The sheriff's son, Kellan Turner, is not the golden boy everyone thinks he is, and Romy Grey knows that for a fact. Because no one wants to believe a girl from the wrong side of town, the truth about him has cost her everything-friends, family, and her community. Branded a liar and bullied relentlessly by a group of kids she used to hang out with, Romy's only refuge is the diner where she works outside of town. No one knows her name or her past there; she can finally be anonymous. But when a girl with ties to both Romy and Kellan goes missing after a party, and news of him assaulting another girl in a town close by gets out, Romy must decide whether she wants to fight or carry the burden of knowing more girls could get hurt if she doesn't speak up. Nobody believed her the first time-and they certainly won't now-but the cost of her silence might be more than she can bear.

made the book sound like it would be about the aftermath of Romy Grey’s rape, the disappearance a classmate and the sexual assault of another girl- all related to Kellan Turner, the sheriff’s son. I thought the three crimes would show the town what a monster he really is- the multiple assaults, the disappearance- all would be linked back to him with evidence and witnesses.


SPOILERS AHEAD


If that is what you thought the book is/was going to be, then you’re in for disappointment/shock/frustration because that is not what it was at all. Nope. Not one bit.

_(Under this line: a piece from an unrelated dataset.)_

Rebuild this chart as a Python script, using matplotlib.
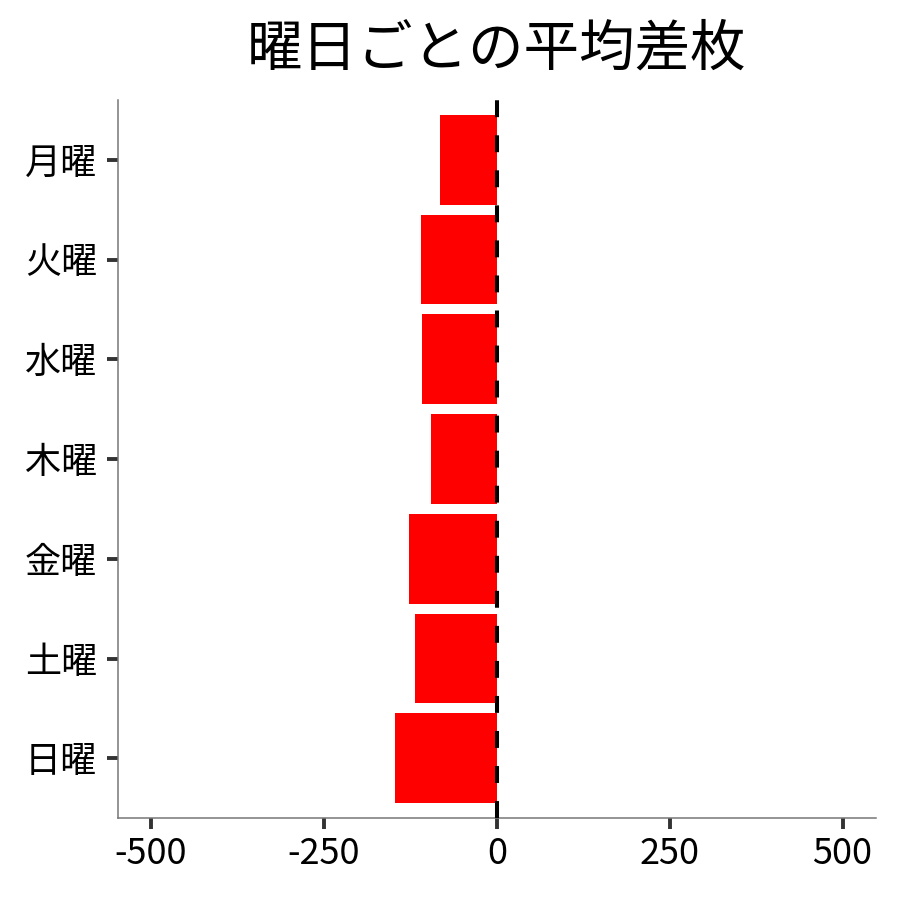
import matplotlib
matplotlib.use("Agg")
import matplotlib.pyplot as plt

plt.rcParams['font.family'] = ['Noto Sans CJK JP', 'DejaVu Sans']
plt.rcParams['axes.unicode_minus'] = False

# data
days = ['月曜', '火曜', '水曜', '木曜', '金曜', '土曜', '日曜']
avg_diff = [-82, -110, -108, -95, -127, -118, -147]
xticks = [-500, -250, 0, 250, 500]

fig = plt.figure(figsize=(9, 9), dpi=100)
ax = fig.add_axes([0.131, 0.091, 0.842, 0.798])

ypos = list(range(len(days)))
ax.barh(ypos, avg_diff, height=0.9, color='#ff0000', zorder=2)

y_lo, y_hi = len(days) - 0.4, -0.6
# dashed zero line, drawn from the bottom up
ax.plot([0, 0], [y_lo, y_hi], color='black', linewidth=2.9,
        linestyle=(0, (4.2, 4.5)), zorder=3, dash_capstyle='butt')

ax.set_yticks(ypos)
ax.set_yticklabels(days)
ax.set_ylim(y_lo, y_hi)
ax.set_xlim(-548, 548)
ax.set_xticks(xticks)
ax.set_xticklabels([str(v) for v in xticks])

ax.tick_params(axis='both', labelsize=26, length=8, width=2.8,
               color='#333333')
ax.tick_params(axis='y', pad=7)
ax.tick_params(axis='x', pad=5)
for s in ['top', 'right']:
    ax.spines[s].set_visible(False)
for s in ['left', 'bottom']:
    ax.spines[s].set_color('#777777')
    ax.spines[s].set_linewidth(1.1)

ax.set_title('曜日ごとの平均差枚', fontsize=40, pad=25)

fig.savefig('out.png', dpi=100)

Kellan doesn’t even make an appearance in the book- NOT ONCE. He’s mentioned three times by name and hinted at quite a few more times but the reader is never introduced to him outright. He is in no way connected to the disappearance of Romy’s classmate and the second sexual assault is mentioned twice, both in passing. Nothing is ever done about Romy’s rape- she reports it but the town turns against her because Kellan is the golden boy and can do no wrong. Everyone at school hates her because they think Kellan moved away because of her accusation. She is shunned and bullied by the student body- at one point the “popular girls” steal her underwear and put them on the school mascot. They spread rumors around that Romy was “asking for it” because she had a crush at Kellan. NO ONE EVER ASKS TO BE RAPED. EVER. High school was pure hell for Romy because of something that she had no control over. I ended up despising the town, and that was the point of the story, but it also shows how easy it is to jump to a bandwagon based on a single side of the story (not that I’m saying you should EVER be supporting the rapist) but when you can’t comprehend someone's actions- it is easy to just ignore the problem and pretend it didn’t happen.

I felt the book flap was very misleading- even now, having read the novel- I don’t think it describes what happens accurately. 80% of the book focuses on the missing classmate (who used to be Romy’s best friend but turned against her after Romy reported the rape) and what happened to her- though it turns out she died trying to protect Romy from a second rape by a different boy.

If I had been correctly informed of what this book was about, I think I would’ve enjoyed it more but because I was expecting something different- I felt disheartened (and kinda lied to).


Overall: 3/5 - If I got the story I was expecting, I would’ve given it 4/5 - I really enjoyed Summers’ writing style and the issues NEED to be tackled- especially for young adults.